On integers as sums of three integer cubes revisited

A parametrization with quadratic forms like you want defines a conic inside the projective cubic surface with equation (3). Such a conic is contained in a plane and the residual intersection of the plane with the surface is a line. Conversely any plane containing a line inside the cubic surface will have as residual intersection a conic that can be parametrized by quadratic forms. A smooth cubic surface such as (3) famously has 27 lines. If you want your quadratics to have rational coefficients, since you are interested in integral solutions,you need the line to be defined over the rationals. So you need to go through the 27 lines and see which are rational. The ones easy to eyeball ($x_i = \omega x_j, x_k = \alpha x_4, \omega^3=-1,\alpha^3 = N$ with $i,j,k$ a permutation of $1,2,3$. Did I get 27?) aren't defined over the rationals, so you are out of luck.

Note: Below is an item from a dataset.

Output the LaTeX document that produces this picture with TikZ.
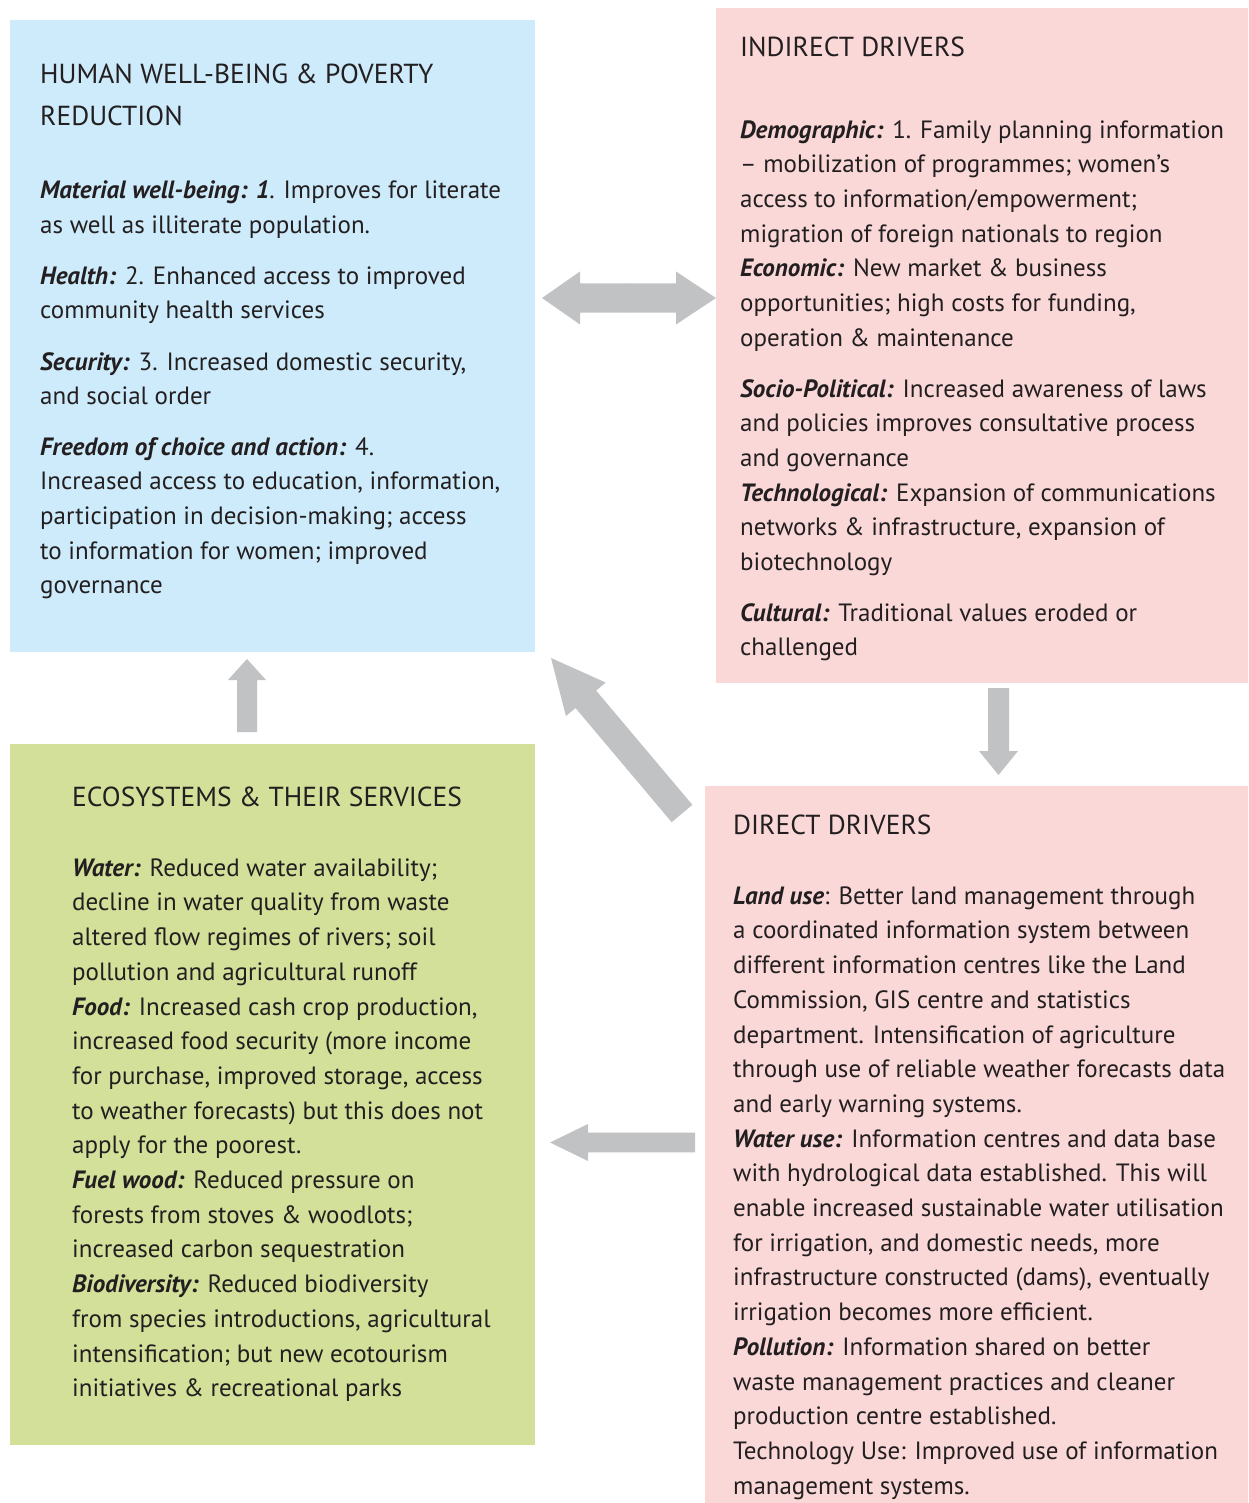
\documentclass[tikz,border=0pt]{standalone}
\usepackage{fontspec}
\setmainfont{PT Sans}
\usetikzlibrary{calc}
\definecolor{bluebox}{RGB}{205,235,251}
\definecolor{pinkbox}{RGB}{250,216,216}
\definecolor{greenbox}{RGB}{210,224,153}
\definecolor{arrowgray}{RGB}{193,194,196}
\definecolor{txtcol}{RGB}{35,31,32}
\newcommand{\lbl}[1]{\textbf{\textit{#1}}}
\newcommand{\blockarrow}[5]{%
  \coordinate (hb) at ($(#2)!#5pt!(#1)$);
  \fill[arrowgray] ($(#1)!#3pt!90:(#2)$) -- ($(hb)!#3pt!90:(#2)$) -- ($(hb)!#4pt!90:(#2)$) -- (#2)
     -- ($(hb)!#4pt!-90:(#2)$) -- ($(hb)!#3pt!-90:(#2)$) -- ($(#1)!#3pt!-90:(#2)$) -- cycle;}
\begin{document}
\begin{tikzpicture}[x=1pt,y=-1pt,
  box/.style={draw=none, anchor=north west, inner sep=0pt, outer sep=0pt},
  txt/.style={anchor=north west, inner sep=0pt, align=left, text=txtcol,
    font=\fontsize{25}{34.7}\selectfont},
  ttl/.style={anchor=north west, inner sep=0pt, align=left, text=txtcol,
    font=\fontsize{27.5}{42}\selectfont}]
\useasboundingbox (0,0) rectangle (1248,1503);
\fill[white] (0,0) rectangle (1248,1503);

% boxes
\node[box, fill=bluebox, minimum width=525pt, minimum height=632pt] (wb) at (10,20) {};
\node[box, fill=pinkbox, minimum width=532pt, minimum height=675pt] (ind) at (716,8) {};
\node[box, fill=greenbox, minimum width=525pt, minimum height=701pt] (eco) at (10,744) {};
\node[box, fill=pinkbox, minimum width=543pt, minimum height=717pt] (dir) at (705,786) {};

% arrows
\coordinate (dmid) at (629,298);
\coordinate (dleft) at (542,298);
\coordinate (dright) at (716,298);
\blockarrow{dmid}{dleft}{14.5}{26.5}{38}
\blockarrow{dmid}{dright}{14.5}{26.5}{40}
\coordinate (diagtail) at (682,813.5);
\coordinate (diagtip) at (551,658);
\blockarrow{diagtail}{diagtip}{13.5}{26}{54}
\coordinate (downtail) at (998.5,688);
\coordinate (downtip) at (998.5,775);
\blockarrow{downtail}{downtip}{10.5}{19.5}{24}
\coordinate (uptail) at (247,732);
\coordinate (uptip) at (247,659);
\blockarrow{uptail}{uptip}{10}{19}{21}
\coordinate (lefttail) at (695,1142.5);
\coordinate (lefttip) at (550,1142.5);
\blockarrow{lefttail}{lefttip}{9.8}{18.5}{38}

% human well-being
\node[ttl] (wbt) at (40,53.6) {\strut HUMAN WELL-BEING \& POVERTY\\REDUCTION};
\node[txt] (wb1) at (40,174) {\strut\lbl{Material well-being: 1}. Improves for literate\\as well as illiterate population.};
\node[txt] (wb2) at (40,259.7) {\strut\lbl{Health:} 2. Enhanced access to improved\\community health services};
\node[txt] (wb3) at (40,345.7) {\strut\lbl{Security:} 3. Increased domestic security,\\and social order};
\node[txt] (wb4) at (40,430.7) {\strut\lbl{Freedom of choice and action:} 4.\\Increased access to education, information,\\participation in decision-making; access\\to information for women; improved\\governance};

% indirect drivers
\node[ttl] (indt) at (740,26.6) {\strut INDIRECT DRIVERS};
\node[txt] (ind1) at (740,113.7) {\strut\lbl{Demographic:} 1. Family planning information\\– mobilization of programmes; women’s\\access to information/empowerment;\\migration of foreign nationals to region\\\lbl{Economic:} New market \& business\\opportunities; high costs for funding,\\operation \& maintenance};
\node[txt] (ind2) at (740,372.7) {\strut\lbl{Socio-Political:} Increased awareness of laws\\and policies improves consultative process\\and governance\\\lbl{Technological:} Expansion of communications\\networks \& infrastructure, expansion of\\biotechnology};
\node[txt] (ind3) at (740,596.7) {\strut\lbl{Cultural:} Traditional values eroded or\\challenged};

% ecosystems
\node[ttl] (ecot) at (72,776.9) {\strut ECOSYSTEMS \& THEIR SERVICES};
\node[txt] (eco1) at (72,851.7) {\strut\lbl{Water:} Reduced water availability;\\decline in water quality from waste\\altered flow regimes of rivers; soil\\pollution and agricultural runoff\\\lbl{Food:} Increased cash crop production,\\increased food security (more income\\for purchase, improved storage, access\\to weather forecasts) but this does not\\apply for the poorest.\\\lbl{Fuel wood:} Reduced pressure on\\forests from stoves \& woodlots;\\increased carbon sequestration\\\lbl{Biodiversity:} Reduced biodiversity\\from species introductions, agricultural\\intensification; but new ecotourism\\initiatives \& recreational parks};

% direct drivers
\node[ttl] (dirt) at (733,804.9) {\strut DIRECT DRIVERS};
\node[txt] (dir1) at (733,879.7) {\strut\lbl{Land use}: Better land management through\\a coordinated information system between\\different information centres like the Land\\Commission, GIS centre and statistics\\department. Intensification of agriculture\\through use of reliable weather forecasts data\\and early warning systems.\\\lbl{Water use:} Information centres and data base\\with hydrological data established. This will\\enable increased sustainable water utilisation\\for irrigation, and domestic needs, more\\infrastructure constructed (dams), eventually\\irrigation becomes more efficient.\\\lbl{Pollution:} Information shared on better\\waste management practices and cleaner\\production centre established.\\Technology Use: Improved use of information\\management systems.};
\end{tikzpicture}
\end{document}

Perhaps if you start with my three-rational-cubes identity $$ ab^2 = \biggl(\frac{(a^2+3b^2)^3+(a^2-3b^2)(6ab)^2}{6a(a^2+3b^2)^2}\biggr)^{\!3} - \biggl(\frac{(a^2+3b^2)^2-(6ab)^2}{6a(a^2+3b^2)}\biggr)^{\!3} - \biggl(\frac{(a^2-3b^2)6ab^2}{(a^2+3b^2)^2}\biggr)^{\!3} $$ you might be able to find something?